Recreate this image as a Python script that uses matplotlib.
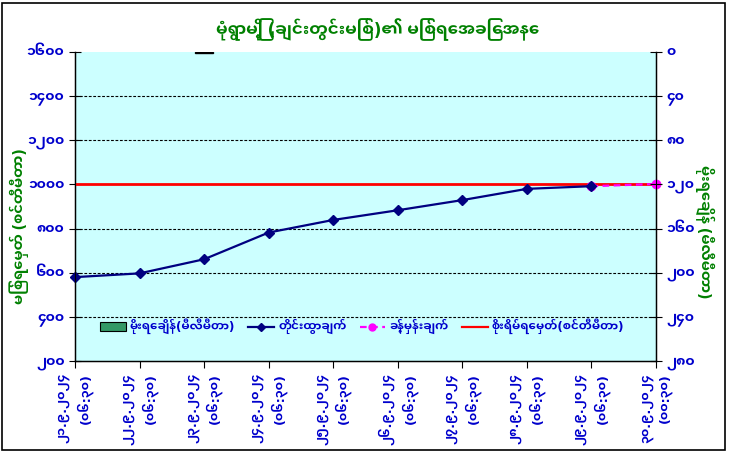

--

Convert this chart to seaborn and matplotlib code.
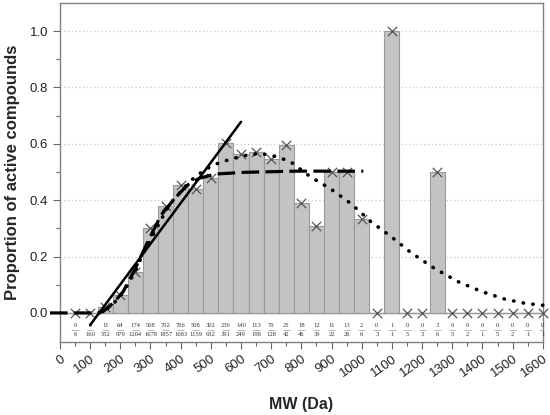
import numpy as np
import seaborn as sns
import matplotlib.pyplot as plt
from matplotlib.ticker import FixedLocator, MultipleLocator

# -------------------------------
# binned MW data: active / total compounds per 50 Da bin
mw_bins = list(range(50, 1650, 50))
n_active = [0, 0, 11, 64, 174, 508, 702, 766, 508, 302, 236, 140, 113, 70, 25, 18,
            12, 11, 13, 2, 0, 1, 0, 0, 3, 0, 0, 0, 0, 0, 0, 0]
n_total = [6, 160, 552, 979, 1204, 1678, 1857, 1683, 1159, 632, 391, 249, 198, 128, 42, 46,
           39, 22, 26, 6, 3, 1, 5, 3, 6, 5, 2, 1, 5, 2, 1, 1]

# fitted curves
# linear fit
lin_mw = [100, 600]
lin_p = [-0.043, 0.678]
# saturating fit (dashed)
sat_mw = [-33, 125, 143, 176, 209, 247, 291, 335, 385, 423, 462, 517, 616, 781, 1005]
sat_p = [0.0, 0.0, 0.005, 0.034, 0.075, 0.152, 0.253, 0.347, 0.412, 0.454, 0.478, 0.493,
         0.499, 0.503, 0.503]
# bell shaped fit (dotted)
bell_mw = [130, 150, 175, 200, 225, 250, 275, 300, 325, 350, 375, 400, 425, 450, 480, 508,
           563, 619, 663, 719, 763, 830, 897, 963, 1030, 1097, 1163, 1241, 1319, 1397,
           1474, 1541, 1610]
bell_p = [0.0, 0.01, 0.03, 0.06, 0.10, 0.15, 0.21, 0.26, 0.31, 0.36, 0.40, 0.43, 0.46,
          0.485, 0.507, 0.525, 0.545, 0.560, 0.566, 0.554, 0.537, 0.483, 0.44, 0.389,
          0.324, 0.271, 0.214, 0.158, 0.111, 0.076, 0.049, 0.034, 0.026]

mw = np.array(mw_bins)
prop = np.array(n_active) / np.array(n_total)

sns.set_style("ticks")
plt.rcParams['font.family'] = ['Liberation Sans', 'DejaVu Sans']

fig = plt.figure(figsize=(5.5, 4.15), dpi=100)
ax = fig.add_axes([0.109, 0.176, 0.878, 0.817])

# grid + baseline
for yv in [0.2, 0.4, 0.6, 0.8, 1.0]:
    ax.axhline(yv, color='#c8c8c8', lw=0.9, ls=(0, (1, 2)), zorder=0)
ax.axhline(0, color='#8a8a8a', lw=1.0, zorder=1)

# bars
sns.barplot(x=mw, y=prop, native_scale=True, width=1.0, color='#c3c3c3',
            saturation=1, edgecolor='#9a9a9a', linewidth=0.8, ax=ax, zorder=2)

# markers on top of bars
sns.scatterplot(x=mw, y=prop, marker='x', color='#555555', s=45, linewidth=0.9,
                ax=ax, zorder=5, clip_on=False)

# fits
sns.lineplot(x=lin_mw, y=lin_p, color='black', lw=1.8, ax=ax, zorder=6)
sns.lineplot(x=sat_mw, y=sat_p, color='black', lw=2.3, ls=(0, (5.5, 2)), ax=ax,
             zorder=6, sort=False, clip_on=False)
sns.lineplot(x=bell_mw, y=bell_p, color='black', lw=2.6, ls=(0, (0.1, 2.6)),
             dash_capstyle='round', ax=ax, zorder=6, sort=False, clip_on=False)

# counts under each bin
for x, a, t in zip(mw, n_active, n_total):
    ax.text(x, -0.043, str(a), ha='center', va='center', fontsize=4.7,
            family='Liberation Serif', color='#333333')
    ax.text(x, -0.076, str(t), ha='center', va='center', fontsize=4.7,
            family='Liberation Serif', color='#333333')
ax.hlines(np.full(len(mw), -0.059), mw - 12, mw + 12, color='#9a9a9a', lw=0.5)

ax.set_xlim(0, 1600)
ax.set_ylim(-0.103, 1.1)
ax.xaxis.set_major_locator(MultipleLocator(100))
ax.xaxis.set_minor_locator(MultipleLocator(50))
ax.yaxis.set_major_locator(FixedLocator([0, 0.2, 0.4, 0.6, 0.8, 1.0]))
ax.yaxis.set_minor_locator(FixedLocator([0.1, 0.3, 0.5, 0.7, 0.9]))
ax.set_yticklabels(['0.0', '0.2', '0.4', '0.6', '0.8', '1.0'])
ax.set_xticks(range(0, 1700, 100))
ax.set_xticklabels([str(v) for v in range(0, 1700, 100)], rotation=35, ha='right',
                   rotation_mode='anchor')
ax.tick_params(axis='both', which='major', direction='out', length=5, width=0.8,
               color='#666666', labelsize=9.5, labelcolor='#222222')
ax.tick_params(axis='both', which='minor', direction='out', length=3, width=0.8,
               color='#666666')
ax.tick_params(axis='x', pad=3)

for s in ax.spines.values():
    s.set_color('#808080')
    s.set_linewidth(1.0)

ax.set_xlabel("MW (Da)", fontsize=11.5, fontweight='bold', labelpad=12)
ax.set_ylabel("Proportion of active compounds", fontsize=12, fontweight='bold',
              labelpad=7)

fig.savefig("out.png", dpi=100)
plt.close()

...

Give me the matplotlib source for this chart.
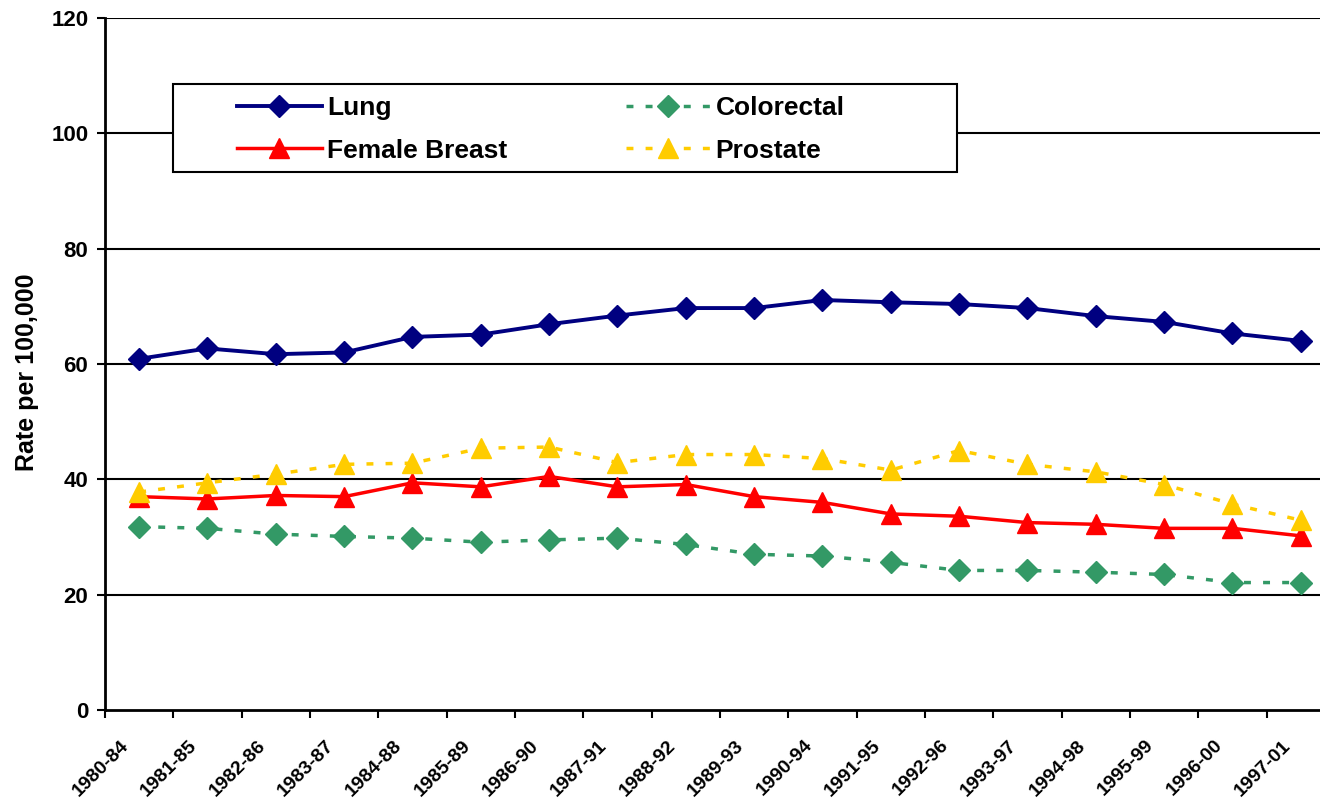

Goal of the exercise –
Scan the lines for the string "matplotlib". Pick out every line that has it.

Result for this exercise –
Recreate this image as a Python script that uses matplotlib.
Convert this chart to seaborn and matplotlib code.
import matplotlib.pyplot as plt
from matplotlib.ticker import FixedLocator, MultipleLocator
Give me the matplotlib source for this chart.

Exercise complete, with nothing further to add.